Pictures excluded, reproduce exactly the lines below from the one with "Convert this chart to Apache ECharts code." through the one with "3, 3, 3, 3, 3]", both included.

[Raw records]
§
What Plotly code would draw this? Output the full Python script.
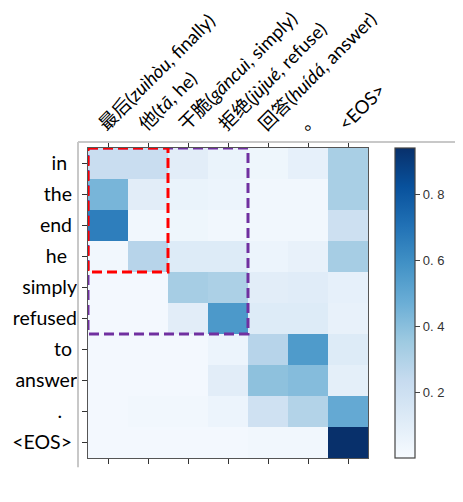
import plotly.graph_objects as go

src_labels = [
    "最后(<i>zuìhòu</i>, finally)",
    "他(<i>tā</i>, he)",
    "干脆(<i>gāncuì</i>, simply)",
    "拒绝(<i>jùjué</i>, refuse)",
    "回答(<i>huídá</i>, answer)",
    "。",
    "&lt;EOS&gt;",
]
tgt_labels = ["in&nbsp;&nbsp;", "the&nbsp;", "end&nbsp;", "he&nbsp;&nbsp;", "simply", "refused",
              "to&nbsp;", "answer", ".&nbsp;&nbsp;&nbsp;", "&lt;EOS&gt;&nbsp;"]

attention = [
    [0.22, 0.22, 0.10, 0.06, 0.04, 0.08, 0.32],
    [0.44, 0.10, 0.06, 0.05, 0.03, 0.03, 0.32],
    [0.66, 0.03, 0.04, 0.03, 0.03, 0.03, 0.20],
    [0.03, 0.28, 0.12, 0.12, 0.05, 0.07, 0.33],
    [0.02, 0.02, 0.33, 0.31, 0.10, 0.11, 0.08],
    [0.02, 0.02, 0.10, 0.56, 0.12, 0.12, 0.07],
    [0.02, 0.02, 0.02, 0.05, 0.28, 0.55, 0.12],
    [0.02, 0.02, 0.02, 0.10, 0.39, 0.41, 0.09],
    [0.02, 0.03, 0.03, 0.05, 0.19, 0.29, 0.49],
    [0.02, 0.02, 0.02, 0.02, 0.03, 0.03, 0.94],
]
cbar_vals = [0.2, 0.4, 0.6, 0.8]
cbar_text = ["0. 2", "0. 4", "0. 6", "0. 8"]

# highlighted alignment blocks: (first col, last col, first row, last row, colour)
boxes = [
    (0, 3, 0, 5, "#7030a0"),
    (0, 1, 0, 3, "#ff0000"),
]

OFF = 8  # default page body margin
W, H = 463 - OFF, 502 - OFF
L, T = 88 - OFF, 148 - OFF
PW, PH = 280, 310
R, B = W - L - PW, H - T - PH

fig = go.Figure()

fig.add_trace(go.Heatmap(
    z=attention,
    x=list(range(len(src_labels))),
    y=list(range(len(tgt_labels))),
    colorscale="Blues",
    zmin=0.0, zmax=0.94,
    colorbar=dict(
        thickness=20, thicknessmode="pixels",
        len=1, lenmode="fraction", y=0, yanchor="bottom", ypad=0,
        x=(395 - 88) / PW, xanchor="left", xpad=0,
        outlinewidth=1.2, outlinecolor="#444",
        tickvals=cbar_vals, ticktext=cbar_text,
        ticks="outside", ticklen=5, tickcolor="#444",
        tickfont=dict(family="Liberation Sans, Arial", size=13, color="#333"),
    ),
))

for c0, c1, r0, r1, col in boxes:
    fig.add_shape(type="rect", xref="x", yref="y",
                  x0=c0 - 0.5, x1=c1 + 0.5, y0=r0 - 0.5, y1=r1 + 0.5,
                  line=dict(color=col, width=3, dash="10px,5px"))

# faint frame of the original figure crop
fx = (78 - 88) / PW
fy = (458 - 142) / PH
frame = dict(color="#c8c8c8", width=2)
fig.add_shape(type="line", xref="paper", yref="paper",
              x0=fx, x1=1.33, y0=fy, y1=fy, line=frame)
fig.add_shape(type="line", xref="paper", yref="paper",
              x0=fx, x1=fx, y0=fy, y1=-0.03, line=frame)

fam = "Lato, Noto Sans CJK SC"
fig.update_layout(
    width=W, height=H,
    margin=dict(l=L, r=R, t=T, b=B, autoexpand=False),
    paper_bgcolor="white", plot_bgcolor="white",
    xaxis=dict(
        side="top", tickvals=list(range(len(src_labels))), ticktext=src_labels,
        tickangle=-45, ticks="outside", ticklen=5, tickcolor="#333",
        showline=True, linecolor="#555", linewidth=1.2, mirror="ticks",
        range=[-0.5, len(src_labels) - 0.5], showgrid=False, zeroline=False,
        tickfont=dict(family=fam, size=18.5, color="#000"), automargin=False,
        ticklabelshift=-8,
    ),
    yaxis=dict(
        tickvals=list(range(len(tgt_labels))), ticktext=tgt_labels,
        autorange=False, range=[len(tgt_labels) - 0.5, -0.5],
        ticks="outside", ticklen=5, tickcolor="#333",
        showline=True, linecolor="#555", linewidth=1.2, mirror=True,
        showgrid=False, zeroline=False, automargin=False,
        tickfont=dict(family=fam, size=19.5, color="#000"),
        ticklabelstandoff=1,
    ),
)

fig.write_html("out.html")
§
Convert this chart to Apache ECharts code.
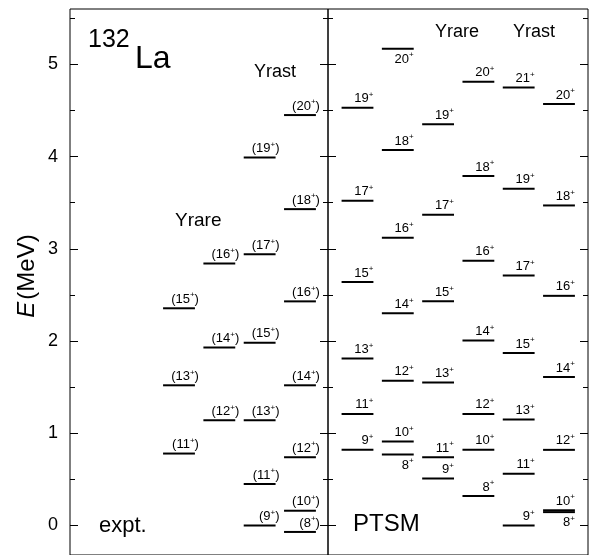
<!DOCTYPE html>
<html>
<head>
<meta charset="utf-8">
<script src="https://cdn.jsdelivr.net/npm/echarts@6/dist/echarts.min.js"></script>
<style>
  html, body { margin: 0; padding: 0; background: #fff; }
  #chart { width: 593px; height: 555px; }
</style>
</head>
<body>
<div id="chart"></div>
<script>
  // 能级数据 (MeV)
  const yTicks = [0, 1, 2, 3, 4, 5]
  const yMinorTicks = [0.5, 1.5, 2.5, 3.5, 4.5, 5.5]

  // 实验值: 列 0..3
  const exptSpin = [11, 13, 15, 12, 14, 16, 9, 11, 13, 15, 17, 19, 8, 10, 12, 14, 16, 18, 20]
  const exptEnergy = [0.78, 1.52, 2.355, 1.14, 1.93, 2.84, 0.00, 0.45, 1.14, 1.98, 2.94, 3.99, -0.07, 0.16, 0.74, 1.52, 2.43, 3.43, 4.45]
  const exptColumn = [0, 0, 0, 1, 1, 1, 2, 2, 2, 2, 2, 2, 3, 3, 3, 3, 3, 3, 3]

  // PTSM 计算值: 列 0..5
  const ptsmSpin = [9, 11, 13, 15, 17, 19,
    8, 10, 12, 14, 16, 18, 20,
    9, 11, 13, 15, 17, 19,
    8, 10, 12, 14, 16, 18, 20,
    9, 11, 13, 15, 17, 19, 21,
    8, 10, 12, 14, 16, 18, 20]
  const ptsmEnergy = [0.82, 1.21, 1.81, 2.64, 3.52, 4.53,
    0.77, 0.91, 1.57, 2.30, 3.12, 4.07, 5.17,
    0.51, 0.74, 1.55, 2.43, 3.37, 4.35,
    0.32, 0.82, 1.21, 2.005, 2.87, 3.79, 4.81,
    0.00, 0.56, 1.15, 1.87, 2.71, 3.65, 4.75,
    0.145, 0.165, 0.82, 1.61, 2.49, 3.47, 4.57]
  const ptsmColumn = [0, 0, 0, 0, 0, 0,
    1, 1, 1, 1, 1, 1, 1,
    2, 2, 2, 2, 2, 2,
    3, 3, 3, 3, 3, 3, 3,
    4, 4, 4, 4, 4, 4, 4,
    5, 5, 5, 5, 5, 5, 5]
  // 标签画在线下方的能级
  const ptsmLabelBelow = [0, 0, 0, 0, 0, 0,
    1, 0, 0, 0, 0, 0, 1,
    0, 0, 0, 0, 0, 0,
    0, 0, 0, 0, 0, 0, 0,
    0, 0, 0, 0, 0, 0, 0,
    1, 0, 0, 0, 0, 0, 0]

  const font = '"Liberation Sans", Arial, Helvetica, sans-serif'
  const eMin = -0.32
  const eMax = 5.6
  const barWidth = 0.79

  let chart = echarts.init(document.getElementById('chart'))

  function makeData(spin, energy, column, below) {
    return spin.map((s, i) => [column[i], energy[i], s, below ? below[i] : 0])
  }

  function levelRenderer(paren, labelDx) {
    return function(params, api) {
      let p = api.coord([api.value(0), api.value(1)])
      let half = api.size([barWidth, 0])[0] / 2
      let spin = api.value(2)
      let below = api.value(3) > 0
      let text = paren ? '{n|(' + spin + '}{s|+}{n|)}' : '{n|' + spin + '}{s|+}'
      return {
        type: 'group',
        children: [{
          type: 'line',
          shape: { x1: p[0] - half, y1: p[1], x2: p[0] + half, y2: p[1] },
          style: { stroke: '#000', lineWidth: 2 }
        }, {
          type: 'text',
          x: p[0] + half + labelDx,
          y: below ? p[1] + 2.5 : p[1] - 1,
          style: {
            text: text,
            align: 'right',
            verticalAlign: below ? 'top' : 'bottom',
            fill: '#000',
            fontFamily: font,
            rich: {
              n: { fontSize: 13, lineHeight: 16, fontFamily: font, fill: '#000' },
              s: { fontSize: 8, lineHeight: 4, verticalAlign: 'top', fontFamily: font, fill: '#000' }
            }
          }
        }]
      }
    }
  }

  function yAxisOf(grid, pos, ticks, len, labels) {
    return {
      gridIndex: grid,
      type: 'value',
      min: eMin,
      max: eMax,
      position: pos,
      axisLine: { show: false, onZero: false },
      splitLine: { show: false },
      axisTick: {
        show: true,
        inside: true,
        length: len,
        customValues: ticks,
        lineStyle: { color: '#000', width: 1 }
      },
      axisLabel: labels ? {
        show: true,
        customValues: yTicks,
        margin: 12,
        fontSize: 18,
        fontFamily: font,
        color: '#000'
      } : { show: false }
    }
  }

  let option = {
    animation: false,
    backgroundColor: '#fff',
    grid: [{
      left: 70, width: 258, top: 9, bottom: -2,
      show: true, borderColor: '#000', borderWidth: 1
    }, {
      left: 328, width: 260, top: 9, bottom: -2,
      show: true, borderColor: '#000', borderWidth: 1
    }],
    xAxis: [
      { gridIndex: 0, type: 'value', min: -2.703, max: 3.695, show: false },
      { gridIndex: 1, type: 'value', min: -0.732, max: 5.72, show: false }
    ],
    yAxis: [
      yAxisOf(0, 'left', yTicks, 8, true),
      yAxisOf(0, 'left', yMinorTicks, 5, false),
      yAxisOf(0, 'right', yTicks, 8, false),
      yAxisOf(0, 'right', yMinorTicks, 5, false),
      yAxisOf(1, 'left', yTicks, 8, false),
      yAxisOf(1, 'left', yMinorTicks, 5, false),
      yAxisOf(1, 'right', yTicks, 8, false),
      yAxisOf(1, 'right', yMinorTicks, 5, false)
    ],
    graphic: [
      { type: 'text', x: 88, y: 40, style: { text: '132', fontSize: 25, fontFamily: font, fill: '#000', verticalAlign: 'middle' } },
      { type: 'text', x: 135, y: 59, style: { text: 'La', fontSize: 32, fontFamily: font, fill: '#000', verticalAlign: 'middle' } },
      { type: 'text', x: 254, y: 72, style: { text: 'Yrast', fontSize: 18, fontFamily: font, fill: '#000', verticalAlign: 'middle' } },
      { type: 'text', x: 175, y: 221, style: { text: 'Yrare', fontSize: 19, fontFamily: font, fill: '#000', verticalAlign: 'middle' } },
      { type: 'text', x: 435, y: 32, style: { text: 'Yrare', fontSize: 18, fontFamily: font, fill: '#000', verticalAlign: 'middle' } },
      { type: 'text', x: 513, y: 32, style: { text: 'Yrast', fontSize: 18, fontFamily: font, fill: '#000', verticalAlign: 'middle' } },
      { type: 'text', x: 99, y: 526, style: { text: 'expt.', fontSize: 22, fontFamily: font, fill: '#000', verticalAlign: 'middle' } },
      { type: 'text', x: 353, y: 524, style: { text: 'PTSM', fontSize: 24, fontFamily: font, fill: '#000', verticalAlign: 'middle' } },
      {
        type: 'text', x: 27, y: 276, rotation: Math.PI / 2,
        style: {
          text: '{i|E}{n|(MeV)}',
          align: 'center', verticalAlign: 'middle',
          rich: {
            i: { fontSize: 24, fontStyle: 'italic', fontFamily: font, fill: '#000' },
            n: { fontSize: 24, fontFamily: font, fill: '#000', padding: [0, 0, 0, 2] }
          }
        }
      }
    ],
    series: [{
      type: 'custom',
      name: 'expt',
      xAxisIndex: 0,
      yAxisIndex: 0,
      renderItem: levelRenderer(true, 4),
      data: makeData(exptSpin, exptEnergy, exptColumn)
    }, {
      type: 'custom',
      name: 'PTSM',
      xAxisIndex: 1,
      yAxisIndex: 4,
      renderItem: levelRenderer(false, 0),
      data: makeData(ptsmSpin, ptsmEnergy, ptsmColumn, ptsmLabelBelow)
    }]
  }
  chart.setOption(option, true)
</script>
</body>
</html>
§
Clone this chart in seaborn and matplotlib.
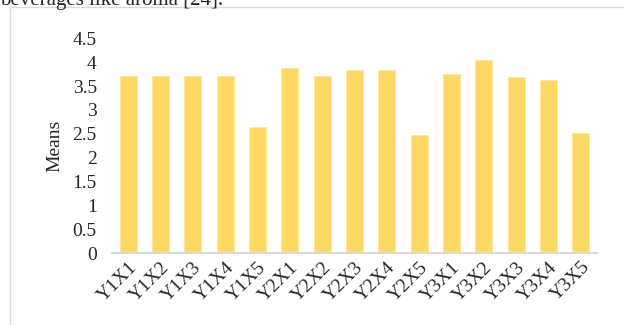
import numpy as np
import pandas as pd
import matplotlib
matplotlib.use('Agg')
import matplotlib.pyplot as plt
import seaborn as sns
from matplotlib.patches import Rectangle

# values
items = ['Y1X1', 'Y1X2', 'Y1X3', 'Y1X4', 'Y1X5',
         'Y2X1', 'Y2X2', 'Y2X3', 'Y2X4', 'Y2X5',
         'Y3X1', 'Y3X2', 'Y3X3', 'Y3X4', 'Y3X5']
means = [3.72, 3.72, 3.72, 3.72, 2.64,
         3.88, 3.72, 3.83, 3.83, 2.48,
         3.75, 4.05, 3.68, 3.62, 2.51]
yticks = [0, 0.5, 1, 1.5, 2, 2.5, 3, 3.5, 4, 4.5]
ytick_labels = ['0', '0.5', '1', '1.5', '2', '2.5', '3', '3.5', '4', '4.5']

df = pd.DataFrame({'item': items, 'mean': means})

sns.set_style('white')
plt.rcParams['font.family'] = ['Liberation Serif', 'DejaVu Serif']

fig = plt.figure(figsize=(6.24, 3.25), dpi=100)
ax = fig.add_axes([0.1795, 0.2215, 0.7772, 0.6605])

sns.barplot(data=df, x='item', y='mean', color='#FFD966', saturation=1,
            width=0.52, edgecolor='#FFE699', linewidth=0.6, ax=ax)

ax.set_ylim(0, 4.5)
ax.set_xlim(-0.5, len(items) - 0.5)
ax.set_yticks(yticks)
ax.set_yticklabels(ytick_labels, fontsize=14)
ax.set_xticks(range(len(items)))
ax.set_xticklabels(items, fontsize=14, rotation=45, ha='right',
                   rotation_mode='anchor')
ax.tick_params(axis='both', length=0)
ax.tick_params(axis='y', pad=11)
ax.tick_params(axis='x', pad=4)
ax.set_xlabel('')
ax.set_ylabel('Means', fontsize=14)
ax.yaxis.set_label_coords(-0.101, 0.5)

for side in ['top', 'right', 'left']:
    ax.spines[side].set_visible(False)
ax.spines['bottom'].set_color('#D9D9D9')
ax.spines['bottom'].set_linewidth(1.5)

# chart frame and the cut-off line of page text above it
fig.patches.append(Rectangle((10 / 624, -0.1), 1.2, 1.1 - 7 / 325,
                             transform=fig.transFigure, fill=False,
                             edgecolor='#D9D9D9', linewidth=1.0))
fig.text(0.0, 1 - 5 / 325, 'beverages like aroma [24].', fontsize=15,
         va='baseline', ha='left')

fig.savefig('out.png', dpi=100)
§
# Output of the task:
Convert this chart to Apache ECharts code.
<!DOCTYPE html>
<html>
<head>
<meta charset="utf-8">
<script src="https://cdn.jsdelivr.net/npm/echarts@6/dist/echarts.min.js"></script>
<style>
  html, body { margin: 0; padding: 0; background: #fff; }
  #chart { width: 593px; height: 555px; }
</style>
</head>
<body>
<div id="chart"></div>
<script>
  // 能级数据 (MeV)
  const yTicks = [0, 1, 2, 3, 4, 5]
  const yMinorTicks = [0.5, 1.5, 2.5, 3.5, 4.5, 5.5]

  // 实验值: 列 0..3
  const exptSpin = [11, 13, 15, 12, 14, 16, 9, 11, 13, 15, 17, 19, 8, 10, 12, 14, 16, 18, 20]
  const exptEnergy = [0.78, 1.52, 2.355, 1.14, 1.93, 2.84, 0.00, 0.45, 1.14, 1.98, 2.94, 3.99, -0.07, 0.16, 0.74, 1.52, 2.43, 3.43, 4.45]
  const exptColumn = [0, 0, 0, 1, 1, 1, 2, 2, 2, 2, 2, 2, 3, 3, 3, 3, 3, 3, 3]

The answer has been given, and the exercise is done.